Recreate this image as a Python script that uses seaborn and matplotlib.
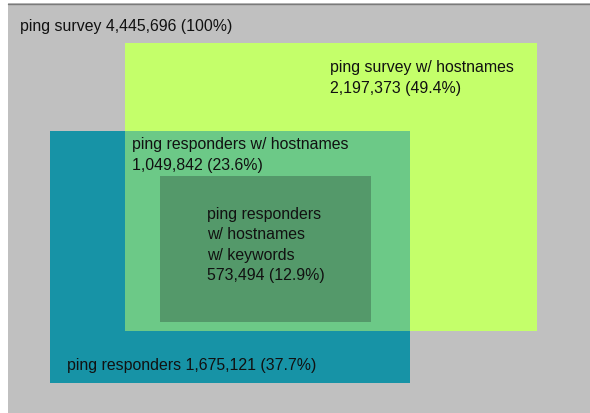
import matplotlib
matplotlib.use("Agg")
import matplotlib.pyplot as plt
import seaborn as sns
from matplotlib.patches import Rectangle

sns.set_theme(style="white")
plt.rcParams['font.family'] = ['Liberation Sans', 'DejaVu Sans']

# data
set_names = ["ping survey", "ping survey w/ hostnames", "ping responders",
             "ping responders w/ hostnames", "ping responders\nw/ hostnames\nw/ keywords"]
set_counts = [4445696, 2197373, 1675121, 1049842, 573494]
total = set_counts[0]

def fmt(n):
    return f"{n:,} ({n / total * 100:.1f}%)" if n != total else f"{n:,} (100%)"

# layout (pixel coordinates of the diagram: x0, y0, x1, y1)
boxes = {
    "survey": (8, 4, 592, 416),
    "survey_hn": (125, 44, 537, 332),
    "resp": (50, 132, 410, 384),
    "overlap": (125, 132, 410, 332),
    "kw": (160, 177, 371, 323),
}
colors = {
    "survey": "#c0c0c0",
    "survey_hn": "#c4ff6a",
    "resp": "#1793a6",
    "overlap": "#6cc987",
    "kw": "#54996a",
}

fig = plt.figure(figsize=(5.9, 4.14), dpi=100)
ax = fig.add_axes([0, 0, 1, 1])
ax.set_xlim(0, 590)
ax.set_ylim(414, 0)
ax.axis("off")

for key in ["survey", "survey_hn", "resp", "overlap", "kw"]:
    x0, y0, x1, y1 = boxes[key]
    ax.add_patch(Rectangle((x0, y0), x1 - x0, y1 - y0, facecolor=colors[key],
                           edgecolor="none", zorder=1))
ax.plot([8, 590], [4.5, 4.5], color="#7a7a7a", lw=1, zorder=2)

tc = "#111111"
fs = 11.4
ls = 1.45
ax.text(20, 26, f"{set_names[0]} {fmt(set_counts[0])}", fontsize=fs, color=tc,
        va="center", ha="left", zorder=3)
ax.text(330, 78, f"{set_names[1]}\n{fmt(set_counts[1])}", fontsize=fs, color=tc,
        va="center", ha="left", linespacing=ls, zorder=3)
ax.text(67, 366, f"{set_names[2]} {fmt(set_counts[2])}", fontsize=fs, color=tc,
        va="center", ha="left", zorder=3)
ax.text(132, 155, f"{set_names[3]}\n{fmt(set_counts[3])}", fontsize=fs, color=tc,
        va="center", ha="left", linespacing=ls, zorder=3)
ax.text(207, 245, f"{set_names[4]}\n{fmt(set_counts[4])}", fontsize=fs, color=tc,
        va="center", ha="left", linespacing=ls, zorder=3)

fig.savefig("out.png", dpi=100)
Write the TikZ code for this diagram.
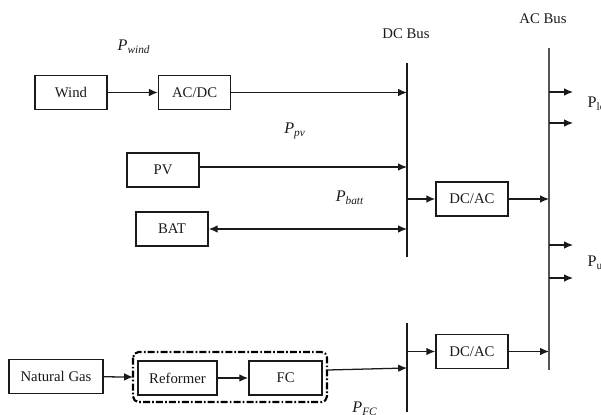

***

§ Your goal: Check each line of the entries above for the word "seaborn". List the ones that have it.

§ Solution below:
Recreate this image as a Python script that uses seaborn and matplotlib.
import seaborn as sns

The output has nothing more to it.